Which is something I know I want to ask when I visit with you sometimes in my dream—
“No, but really, are you my mother?”
The most obvious times that this question occurs to me when is I am noticing a maternal presence. First, the mom and daughter couple that were present on the day of mine and Caleb’s engagement. Their reoccurring presence on that trip, and the connection I made with the mom after she congratulated us seconds after the engagement—I felt a mother.
Then, I had an incredibly fulfilling experience of having fostered a dog for a couple of months, and made a connection with a phenomenal human that I have been in contact with since coming home from Europe. A lady in Canada fell in love with ‘our boy’ Huck, and the bond the three of us have shared is something I am still in awe of. She has shown both he and I so much attention and thoughtfulness, and I know your spirit lives in her. Sometimes that is so powerful to me, that I have had to step away from conversation in fear that my heart will ache a little too much. I await the day when I can see Huck again, and meet Trina up in the beautiful snows of Nova Scotia. On the surface anyone might say she is a stranger. Although, I believe her and I have a strong connection through the bond we’ve shared and I have grown to truly love her.

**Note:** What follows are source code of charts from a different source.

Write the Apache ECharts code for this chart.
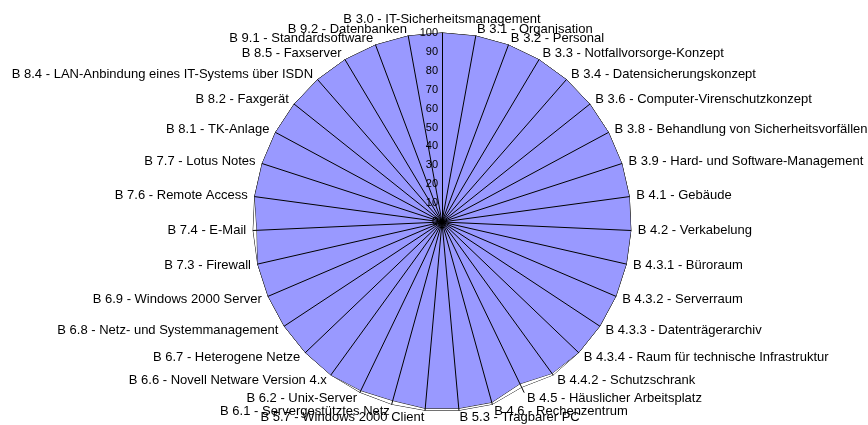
<!DOCTYPE html>
<html><head><meta charset="utf-8">
<script src="https://cdn.jsdelivr.net/npm/echarts@6/dist/echarts.min.js"></script>
<style>html,body{margin:0;padding:0;background:#fff}#c{width:868px;height:425px}</style>
</head><body><div id="c"></div>
<script>
const categories = [
  "B 3.0 - IT-Sicherheitsmanagement",
  "B 3.1 - Organisation",
  "B 3.2 - Personal",
  "B 3.3 - Notfallvorsorge-Konzept",
  "B 3.4 - Datensicherungskonzept",
  "B 3.6 - Computer-Virenschutzkonzept",
  "B 3.8 - Behandlung von Sicherheitsvorfällen",
  "B 3.9 - Hard- und Software-Management",
  "B 4.1 - Gebäude",
  "B 4.2 - Verkabelung",
  "B 4.3.1 - Büroraum",
  "B 4.3.2 - Serverraum",
  "B 4.3.3 - Datenträgerarchiv",
  "B 4.3.4 - Raum für technische Infrastruktur",
  "B 4.4.2 - Schutzschrank",
  "B 4.5 - Häuslicher Arbeitsplatz",
  "B 4.6 - Rechenzentrum",
  "B 5.3 - Tragbarer PC",
  "B 5.7 - Windows 2000 Client",
  "B 6.1 - Servergestütztes Netz",
  "B 6.2 - Unix-Server",
  "B 6.6 - Novell Netware Version 4.x",
  "B 6.7 - Heterogene Netze",
  "B 6.8 - Netz- und Systemmanagement",
  "B 6.9 - Windows 2000 Server",
  "B 7.3 - Firewall",
  "B 7.4 - E-Mail",
  "B 7.6 - Remote Access",
  "B 7.7 - Lotus Notes",
  "B 8.1 - TK-Anlage",
  "B 8.2 - Faxgerät",
  "B 8.4 - LAN-Anbindung eines IT-Systems über ISDN",
  "B 8.5 - Faxserver",
  "B 9.1 - Standardsoftware",
  "B 9.2 - Datenbanken"
];
const sollValues = [100,100,100,100,100,100,100,100,100,100,100,100,100,100,100,97,100,100,100,100,100,100,100,100,100,100,100,100,100,100,100,100,100,100,100];
const istValues  = [100,100,100,100,100,100,100,100,100,100,100,100,100,100,99,95,99,99,99,98,99,100,100,100,100,100,98,100,100,100,100,100,100,100,100];
const axisMax = 100;
const axisStep = 10;

// ECharts radar runs counter-clockwise; reorder so categories run clockwise
const order = [0].concat(categories.map((_, i) => i).slice(1).reverse());
const reorder = arr => order.map(i => arr[i]);

const indicator = order.map((idx, k) => {
  const o = { name: categories[idx], min: 0, max: axisMax };
  if (k === 0) o.axisLabel = { show: true };
  return o;
});

const FONT = 'Liberation Sans, Arial, sans-serif';
const chart = echarts.init(document.getElementById('c'), null, { renderer: 'canvas' });
chart.setOption({
  animation: false,
  radar: {
    z: 5,
    center: [442, 222],
    radius: 189,
    startAngle: 90,
    shape: 'polygon',
    splitNumber: axisMax / axisStep,
    indicator: indicator,
    nameGap: 7,
    axisName: { color: '#000', fontFamily: FONT, fontSize: 13 },
    axisLine: { show: true, lineStyle: { color: '#000', width: 1 } },
    axisTick: { show: false },
    axisLabel: { show: false, color: '#000', fontSize: 11, fontFamily: FONT, margin: 4 },
    splitLine: { show: false },
    splitArea: { show: false }
  },
  series: [{
    type: 'radar',
    z: 1,
    symbol: 'none',
    silent: true,
    data: [
      { name: 'Soll', value: reorder(sollValues), lineStyle: { color: '#000', width: 1 }, areaStyle: { color: '#ffffff', opacity: 1 } },
      { name: 'Ist', value: reorder(istValues), lineStyle: { color: '#222', width: 1 }, areaStyle: { color: '#9999ff', opacity: 1 } }
    ]
  }]
});
</script></body></html>
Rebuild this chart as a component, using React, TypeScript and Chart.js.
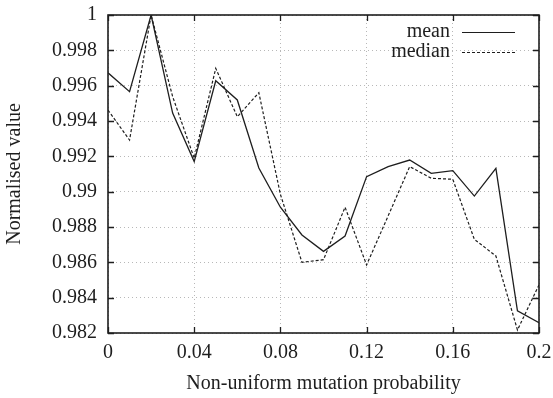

Then there were the more minor specs of moments. The lady and her 16-year old daughter at the DMV enjoying conversation and laughing together while they were waiting for her to get her license. That was me and she was you in those (several) hours.
Small digression: It was actually Daddy who was the one who rushed me around the day I turned 16 and made sure I got my first license on December 28, 2005, despite all of the holidays surrounding it. I am still thankful for that memory of unwavering effort, and figured I would not go on to neglect that.
Speaking of my birthday—can you believe yours truly is now a whoppin’ 30 years old? At times, I genuinely did not know if I would make it here. It feels good (haha). We had people over for a fire to celebrate, and each person who straight up SHOWED UP for me that night kept me connected to a keen grasp of appreciation.
I will be back to discuss how miserably exciting wedding planning is going, and to keep you updated on our new puppy. Meet your new grandpup Bongo Uhtred Roberts—
I love and miss you.
Enclosed are cool things.
The Song: Making Ghosts by Great Peacock
Accept this message here as a formal decree that more puppy pictures are to come.